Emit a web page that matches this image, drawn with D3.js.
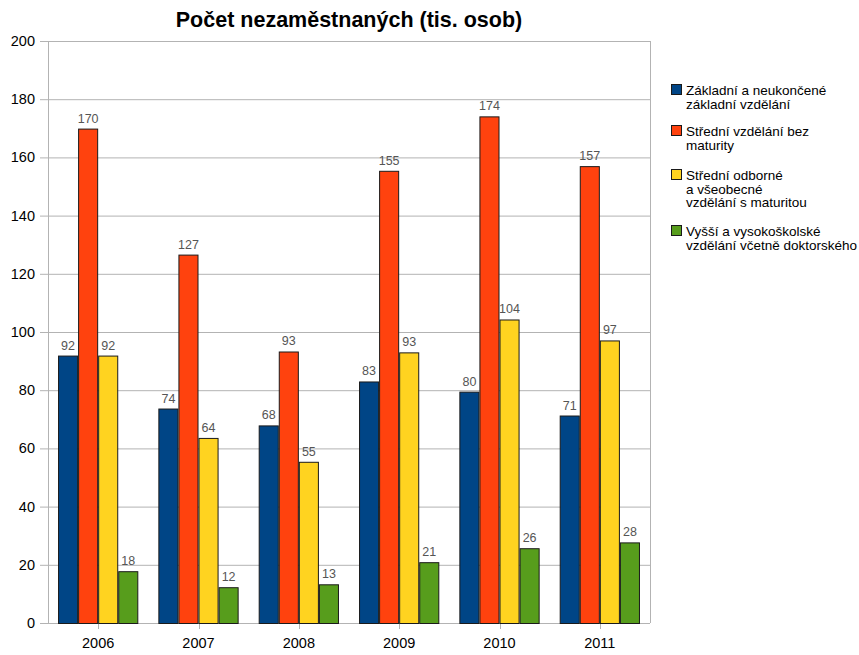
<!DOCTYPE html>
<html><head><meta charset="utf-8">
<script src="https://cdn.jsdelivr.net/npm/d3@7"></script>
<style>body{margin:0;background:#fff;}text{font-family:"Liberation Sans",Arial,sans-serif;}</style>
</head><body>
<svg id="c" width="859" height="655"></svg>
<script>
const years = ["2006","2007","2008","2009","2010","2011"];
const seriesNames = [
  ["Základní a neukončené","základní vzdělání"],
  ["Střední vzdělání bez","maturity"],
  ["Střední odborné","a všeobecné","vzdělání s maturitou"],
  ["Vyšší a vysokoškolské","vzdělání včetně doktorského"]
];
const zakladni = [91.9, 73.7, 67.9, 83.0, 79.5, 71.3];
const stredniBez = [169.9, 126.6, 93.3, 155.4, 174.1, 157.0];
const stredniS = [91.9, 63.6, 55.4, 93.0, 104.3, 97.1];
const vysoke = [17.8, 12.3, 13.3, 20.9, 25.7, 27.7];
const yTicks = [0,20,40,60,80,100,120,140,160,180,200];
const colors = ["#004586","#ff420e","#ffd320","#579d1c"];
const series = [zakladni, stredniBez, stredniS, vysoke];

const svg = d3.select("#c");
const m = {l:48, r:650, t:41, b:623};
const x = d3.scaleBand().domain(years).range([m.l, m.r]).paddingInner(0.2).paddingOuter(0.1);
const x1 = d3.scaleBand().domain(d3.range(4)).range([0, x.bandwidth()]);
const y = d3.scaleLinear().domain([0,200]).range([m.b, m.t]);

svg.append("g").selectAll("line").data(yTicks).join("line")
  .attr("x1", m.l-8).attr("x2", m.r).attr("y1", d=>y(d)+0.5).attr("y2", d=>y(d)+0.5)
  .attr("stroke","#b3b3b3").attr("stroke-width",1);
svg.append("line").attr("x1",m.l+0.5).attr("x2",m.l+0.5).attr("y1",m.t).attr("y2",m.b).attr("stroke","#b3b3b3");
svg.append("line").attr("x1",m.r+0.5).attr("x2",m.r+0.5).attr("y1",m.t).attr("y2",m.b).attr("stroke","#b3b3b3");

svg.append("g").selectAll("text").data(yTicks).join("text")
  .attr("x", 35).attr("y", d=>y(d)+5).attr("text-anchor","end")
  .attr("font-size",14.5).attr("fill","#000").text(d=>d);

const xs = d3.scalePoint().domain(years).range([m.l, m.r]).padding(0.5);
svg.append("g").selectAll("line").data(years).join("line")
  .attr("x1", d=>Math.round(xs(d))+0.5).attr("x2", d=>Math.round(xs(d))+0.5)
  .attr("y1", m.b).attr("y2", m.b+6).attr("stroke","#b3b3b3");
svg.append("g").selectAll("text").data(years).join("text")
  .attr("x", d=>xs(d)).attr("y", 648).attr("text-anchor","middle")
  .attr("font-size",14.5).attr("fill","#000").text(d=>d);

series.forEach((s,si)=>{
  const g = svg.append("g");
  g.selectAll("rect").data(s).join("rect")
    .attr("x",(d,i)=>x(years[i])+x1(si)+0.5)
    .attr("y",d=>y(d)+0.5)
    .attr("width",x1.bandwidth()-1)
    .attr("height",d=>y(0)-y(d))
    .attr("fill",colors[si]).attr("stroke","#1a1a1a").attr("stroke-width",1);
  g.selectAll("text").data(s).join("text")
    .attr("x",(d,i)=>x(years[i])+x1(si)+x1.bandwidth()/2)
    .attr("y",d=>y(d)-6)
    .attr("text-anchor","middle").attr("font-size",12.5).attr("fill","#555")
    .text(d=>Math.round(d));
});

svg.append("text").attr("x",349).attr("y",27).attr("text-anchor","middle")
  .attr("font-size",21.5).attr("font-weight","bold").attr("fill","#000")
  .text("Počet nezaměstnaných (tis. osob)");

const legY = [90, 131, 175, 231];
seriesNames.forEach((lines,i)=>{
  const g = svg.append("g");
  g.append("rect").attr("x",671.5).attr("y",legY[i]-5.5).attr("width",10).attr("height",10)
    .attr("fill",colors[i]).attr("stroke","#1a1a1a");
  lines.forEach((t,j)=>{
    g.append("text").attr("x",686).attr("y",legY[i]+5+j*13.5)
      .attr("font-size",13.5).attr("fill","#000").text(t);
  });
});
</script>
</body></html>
^^^^
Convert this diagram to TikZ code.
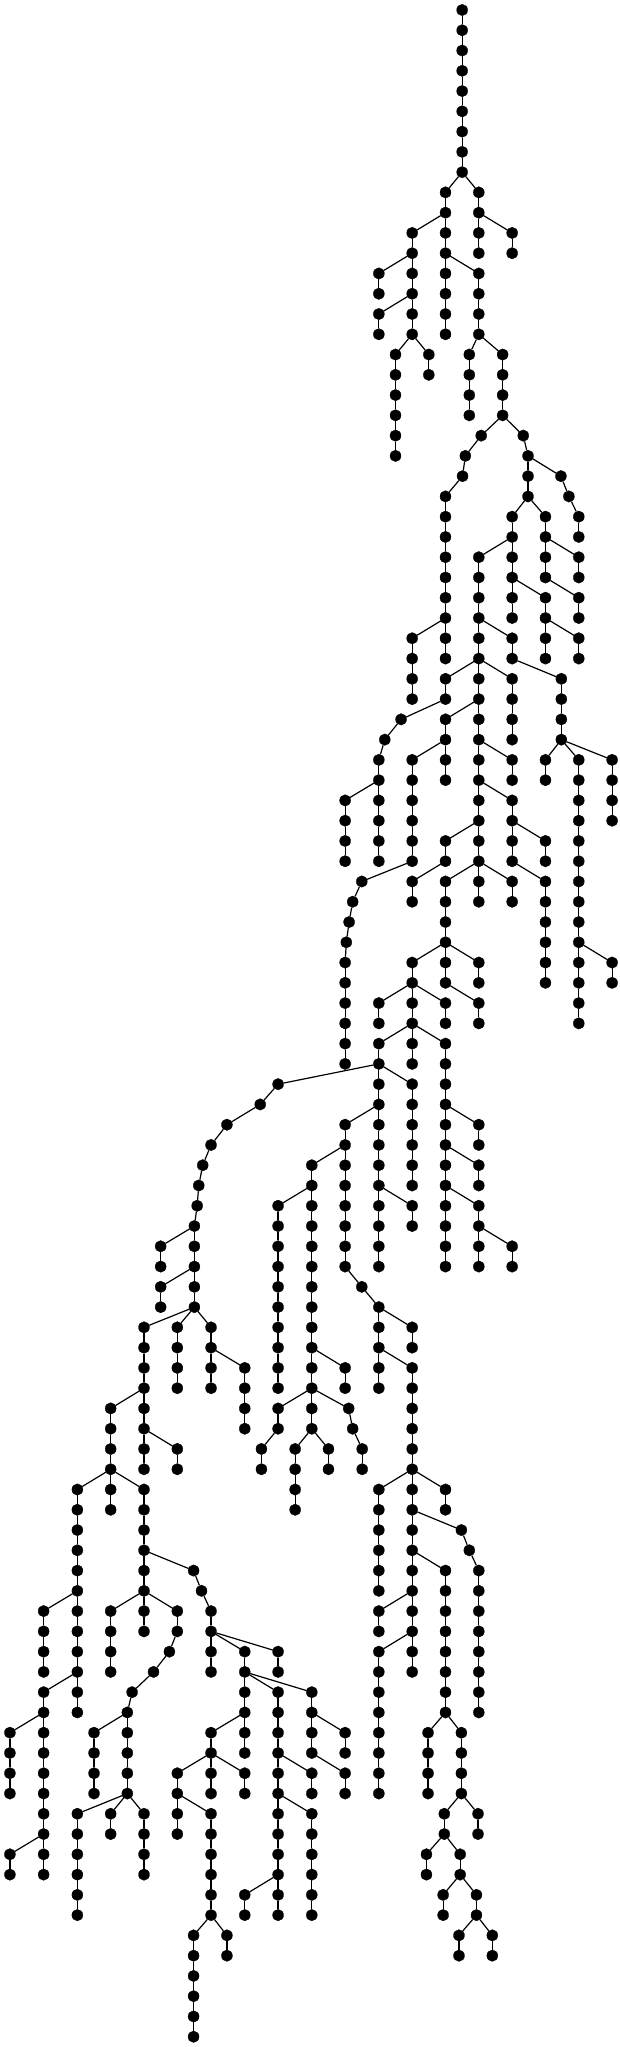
^^^^
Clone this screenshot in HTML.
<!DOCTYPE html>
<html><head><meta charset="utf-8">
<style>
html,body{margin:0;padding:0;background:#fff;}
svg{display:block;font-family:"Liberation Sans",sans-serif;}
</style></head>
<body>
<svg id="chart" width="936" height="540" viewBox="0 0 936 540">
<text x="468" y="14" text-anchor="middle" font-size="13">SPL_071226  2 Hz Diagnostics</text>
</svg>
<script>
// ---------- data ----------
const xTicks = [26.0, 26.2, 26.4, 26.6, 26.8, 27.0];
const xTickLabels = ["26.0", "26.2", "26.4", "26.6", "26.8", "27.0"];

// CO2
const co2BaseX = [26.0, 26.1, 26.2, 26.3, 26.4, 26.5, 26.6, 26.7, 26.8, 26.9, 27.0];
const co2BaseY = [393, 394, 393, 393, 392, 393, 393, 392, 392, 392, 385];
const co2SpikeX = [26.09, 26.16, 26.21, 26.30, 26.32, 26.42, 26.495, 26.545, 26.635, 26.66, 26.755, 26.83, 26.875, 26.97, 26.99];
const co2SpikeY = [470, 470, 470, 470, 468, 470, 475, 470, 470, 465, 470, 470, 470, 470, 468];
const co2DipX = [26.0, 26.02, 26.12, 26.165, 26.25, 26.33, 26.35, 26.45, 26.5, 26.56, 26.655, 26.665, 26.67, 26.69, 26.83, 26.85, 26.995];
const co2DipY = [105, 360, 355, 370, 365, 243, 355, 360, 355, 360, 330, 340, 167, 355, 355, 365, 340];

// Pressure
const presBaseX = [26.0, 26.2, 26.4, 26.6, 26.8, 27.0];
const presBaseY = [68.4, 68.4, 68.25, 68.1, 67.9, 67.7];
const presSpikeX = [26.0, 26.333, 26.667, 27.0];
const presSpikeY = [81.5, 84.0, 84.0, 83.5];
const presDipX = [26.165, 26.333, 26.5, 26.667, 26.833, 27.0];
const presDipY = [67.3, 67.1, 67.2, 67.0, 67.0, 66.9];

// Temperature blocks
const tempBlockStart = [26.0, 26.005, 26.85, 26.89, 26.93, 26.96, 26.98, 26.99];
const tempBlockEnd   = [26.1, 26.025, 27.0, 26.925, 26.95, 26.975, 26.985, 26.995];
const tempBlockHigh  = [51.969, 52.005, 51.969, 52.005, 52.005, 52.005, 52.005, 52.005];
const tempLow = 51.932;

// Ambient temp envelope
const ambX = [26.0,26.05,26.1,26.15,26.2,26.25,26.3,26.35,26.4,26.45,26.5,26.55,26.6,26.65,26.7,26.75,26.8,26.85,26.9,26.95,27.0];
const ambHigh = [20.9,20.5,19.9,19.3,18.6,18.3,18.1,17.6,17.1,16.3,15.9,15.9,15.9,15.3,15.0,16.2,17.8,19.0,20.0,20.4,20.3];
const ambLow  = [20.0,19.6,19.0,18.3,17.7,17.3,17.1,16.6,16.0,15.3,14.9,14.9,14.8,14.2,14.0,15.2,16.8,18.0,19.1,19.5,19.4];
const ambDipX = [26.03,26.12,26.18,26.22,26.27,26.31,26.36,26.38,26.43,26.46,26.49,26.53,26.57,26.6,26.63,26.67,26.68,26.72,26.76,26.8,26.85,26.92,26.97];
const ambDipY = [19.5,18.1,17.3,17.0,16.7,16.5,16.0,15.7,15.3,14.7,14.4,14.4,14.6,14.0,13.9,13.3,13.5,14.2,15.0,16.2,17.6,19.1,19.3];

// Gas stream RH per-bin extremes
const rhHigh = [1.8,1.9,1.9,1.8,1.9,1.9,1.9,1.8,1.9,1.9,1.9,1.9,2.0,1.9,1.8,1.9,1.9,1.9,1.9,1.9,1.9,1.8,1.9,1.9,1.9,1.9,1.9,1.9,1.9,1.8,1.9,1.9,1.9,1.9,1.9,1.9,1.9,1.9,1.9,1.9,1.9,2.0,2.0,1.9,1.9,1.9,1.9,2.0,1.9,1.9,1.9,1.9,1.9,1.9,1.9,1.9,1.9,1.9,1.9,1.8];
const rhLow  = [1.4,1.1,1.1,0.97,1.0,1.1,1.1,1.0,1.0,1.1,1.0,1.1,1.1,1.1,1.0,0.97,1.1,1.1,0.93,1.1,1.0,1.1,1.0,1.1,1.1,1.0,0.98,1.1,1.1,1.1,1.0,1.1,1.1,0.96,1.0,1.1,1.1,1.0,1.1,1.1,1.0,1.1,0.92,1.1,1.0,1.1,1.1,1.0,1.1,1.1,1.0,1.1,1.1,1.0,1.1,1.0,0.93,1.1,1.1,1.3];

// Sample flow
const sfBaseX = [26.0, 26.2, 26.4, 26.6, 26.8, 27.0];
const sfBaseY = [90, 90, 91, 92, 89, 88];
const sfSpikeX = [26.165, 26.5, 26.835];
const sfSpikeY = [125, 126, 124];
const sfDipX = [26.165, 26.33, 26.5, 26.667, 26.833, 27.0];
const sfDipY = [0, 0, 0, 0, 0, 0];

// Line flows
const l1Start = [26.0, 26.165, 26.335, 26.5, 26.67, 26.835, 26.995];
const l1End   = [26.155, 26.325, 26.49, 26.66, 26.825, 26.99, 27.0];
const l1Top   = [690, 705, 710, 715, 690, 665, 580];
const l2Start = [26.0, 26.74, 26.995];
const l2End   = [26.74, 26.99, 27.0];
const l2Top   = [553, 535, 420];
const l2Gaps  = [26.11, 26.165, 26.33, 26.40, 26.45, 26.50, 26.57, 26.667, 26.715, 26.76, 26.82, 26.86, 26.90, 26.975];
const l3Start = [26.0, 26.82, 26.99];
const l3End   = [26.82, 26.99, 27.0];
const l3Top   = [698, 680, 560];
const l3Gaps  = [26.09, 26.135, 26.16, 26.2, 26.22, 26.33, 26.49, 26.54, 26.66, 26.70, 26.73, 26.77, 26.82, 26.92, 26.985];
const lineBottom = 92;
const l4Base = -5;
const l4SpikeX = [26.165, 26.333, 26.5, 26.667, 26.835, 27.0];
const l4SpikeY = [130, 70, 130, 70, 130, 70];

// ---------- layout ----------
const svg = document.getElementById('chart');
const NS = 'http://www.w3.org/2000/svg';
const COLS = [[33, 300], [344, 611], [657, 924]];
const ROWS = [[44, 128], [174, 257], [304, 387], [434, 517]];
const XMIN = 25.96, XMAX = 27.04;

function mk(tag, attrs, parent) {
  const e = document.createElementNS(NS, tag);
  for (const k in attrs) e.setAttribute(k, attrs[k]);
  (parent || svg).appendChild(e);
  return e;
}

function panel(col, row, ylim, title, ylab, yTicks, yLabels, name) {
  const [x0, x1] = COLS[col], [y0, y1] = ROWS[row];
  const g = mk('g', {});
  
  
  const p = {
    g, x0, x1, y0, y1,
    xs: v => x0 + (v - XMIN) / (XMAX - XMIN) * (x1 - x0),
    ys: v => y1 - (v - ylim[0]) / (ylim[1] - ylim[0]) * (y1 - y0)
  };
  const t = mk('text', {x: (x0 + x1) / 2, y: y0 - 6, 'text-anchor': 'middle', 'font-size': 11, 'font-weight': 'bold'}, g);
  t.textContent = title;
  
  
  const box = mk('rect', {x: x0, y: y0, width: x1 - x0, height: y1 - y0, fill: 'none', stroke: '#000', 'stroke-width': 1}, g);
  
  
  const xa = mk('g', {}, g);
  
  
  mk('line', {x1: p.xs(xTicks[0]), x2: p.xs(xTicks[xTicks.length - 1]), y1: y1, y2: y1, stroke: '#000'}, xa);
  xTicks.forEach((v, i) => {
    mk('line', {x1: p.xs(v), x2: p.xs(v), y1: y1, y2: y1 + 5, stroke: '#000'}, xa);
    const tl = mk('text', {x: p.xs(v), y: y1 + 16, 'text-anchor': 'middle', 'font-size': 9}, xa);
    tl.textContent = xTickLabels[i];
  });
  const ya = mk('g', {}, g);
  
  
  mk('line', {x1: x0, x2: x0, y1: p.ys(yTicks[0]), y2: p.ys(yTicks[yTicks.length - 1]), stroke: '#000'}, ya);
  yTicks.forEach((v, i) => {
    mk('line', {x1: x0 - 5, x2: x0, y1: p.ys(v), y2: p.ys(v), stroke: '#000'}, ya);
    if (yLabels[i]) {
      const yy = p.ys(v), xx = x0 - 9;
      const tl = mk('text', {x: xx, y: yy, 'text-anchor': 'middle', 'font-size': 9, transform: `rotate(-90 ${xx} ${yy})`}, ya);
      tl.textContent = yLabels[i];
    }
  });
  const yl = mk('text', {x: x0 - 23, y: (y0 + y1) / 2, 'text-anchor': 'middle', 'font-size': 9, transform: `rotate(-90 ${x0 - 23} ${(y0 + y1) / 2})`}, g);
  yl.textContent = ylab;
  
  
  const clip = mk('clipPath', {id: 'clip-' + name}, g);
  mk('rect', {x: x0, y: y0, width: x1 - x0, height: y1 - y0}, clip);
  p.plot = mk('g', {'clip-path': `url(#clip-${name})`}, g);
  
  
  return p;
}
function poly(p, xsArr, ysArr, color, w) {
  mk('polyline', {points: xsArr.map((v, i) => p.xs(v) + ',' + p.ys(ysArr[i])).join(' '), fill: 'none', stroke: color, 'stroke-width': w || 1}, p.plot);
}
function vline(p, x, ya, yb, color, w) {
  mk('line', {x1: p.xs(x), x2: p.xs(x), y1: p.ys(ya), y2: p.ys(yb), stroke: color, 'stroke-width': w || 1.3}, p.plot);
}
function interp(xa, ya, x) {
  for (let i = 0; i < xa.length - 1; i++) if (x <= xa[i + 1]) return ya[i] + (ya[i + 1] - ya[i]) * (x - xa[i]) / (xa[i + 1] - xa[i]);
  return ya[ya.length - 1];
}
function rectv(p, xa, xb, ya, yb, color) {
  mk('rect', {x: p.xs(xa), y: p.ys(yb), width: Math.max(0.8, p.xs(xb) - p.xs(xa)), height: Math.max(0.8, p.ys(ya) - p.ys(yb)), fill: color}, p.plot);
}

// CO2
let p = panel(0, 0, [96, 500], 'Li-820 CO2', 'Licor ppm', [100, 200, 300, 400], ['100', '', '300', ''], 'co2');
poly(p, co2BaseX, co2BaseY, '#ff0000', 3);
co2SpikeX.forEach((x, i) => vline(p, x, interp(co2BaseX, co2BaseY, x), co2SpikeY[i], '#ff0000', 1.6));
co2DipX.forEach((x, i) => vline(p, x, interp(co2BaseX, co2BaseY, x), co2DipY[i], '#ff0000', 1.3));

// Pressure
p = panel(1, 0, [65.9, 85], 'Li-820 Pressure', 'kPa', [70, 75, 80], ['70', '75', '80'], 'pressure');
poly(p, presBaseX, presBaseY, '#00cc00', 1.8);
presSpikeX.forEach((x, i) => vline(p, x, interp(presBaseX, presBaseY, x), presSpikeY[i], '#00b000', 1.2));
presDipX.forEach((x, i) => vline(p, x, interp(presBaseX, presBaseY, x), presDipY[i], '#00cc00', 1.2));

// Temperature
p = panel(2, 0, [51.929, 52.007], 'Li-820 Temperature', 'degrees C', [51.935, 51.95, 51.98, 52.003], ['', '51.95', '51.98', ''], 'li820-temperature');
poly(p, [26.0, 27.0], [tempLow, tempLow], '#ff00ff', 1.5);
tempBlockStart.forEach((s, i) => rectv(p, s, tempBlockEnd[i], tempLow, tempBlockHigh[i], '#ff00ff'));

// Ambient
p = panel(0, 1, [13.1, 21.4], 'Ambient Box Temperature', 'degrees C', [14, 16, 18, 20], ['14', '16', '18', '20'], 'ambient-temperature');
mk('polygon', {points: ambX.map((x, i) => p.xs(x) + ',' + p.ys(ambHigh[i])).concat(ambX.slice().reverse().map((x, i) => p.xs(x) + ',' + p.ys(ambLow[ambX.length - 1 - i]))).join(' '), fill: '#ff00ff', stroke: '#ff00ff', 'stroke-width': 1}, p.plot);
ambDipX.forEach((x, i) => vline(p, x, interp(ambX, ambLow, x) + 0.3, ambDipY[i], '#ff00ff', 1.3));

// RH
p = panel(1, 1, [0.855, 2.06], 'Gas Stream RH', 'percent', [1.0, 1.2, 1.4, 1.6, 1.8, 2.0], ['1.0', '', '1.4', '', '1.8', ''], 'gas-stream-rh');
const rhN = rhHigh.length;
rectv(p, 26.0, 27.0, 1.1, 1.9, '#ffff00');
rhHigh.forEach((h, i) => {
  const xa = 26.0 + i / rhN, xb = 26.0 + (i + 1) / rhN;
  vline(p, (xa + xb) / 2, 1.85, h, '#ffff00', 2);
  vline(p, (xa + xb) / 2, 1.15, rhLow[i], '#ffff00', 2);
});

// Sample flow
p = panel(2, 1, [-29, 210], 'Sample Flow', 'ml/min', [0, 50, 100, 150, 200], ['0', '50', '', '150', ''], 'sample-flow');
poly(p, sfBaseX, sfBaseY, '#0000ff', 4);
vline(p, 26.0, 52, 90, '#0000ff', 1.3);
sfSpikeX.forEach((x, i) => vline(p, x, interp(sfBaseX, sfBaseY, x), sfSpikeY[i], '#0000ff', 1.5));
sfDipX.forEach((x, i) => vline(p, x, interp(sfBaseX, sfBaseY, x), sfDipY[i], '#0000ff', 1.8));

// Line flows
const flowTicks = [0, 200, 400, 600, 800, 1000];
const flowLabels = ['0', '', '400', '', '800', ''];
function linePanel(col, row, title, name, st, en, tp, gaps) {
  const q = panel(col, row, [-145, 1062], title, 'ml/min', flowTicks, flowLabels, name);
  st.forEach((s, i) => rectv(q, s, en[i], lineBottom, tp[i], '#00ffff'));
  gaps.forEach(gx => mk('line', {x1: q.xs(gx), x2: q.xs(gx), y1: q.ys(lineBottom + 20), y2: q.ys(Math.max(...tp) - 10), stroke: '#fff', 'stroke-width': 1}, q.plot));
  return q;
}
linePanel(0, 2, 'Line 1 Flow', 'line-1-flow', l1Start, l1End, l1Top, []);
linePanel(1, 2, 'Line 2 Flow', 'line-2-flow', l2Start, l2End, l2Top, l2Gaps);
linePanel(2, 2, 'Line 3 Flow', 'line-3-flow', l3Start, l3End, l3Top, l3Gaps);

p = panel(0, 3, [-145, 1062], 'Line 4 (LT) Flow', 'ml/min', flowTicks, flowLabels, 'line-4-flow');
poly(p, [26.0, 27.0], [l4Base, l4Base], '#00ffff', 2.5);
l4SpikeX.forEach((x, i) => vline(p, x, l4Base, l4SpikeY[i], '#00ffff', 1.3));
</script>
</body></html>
^^^^
| Directive |
Using the entries above, write out exactly the lines from the one with "Emit a web page" through the one with "const y = d3.scaleLinear().domain([0,200]).range([m.b, m.t]);", ends included. Leave out any pictures.

| Result of the exercise |
Emit a web page that matches this image, drawn with D3.js.
<!DOCTYPE html>
<html><head><meta charset="utf-8">
<script src="https://cdn.jsdelivr.net/npm/d3@7"></script>
<style>body{margin:0;background:#fff;}text{font-family:"Liberation Sans",Arial,sans-serif;}</style>
</head><body>
<svg id="c" width="859" height="655"></svg>
<script>
const years = ["2006","2007","2008","2009","2010","2011"];
const seriesNames = [
  ["Základní a neukončené","základní vzdělání"],
  ["Střední vzdělání bez","maturity"],
  ["Střední odborné","a všeobecné","vzdělání s maturitou"],
  ["Vyšší a vysokoškolské","vzdělání včetně doktorského"]
];
const zakladni = [91.9, 73.7, 67.9, 83.0, 79.5, 71.3];
const stredniBez = [169.9, 126.6, 93.3, 155.4, 174.1, 157.0];
const stredniS = [91.9, 63.6, 55.4, 93.0, 104.3, 97.1];
const vysoke = [17.8, 12.3, 13.3, 20.9, 25.7, 27.7];
const yTicks = [0,20,40,60,80,100,120,140,160,180,200];
const colors = ["#004586","#ff420e","#ffd320","#579d1c"];
const series = [zakladni, stredniBez, stredniS, vysoke];

const svg = d3.select("#c");
const m = {l:48, r:650, t:41, b:623};
const x = d3.scaleBand().domain(years).range([m.l, m.r]).paddingInner(0.2).paddingOuter(0.1);
const x1 = d3.scaleBand().domain(d3.range(4)).range([0, x.bandwidth()]);
const y = d3.scaleLinear().domain([0,200]).range([m.b, m.t]);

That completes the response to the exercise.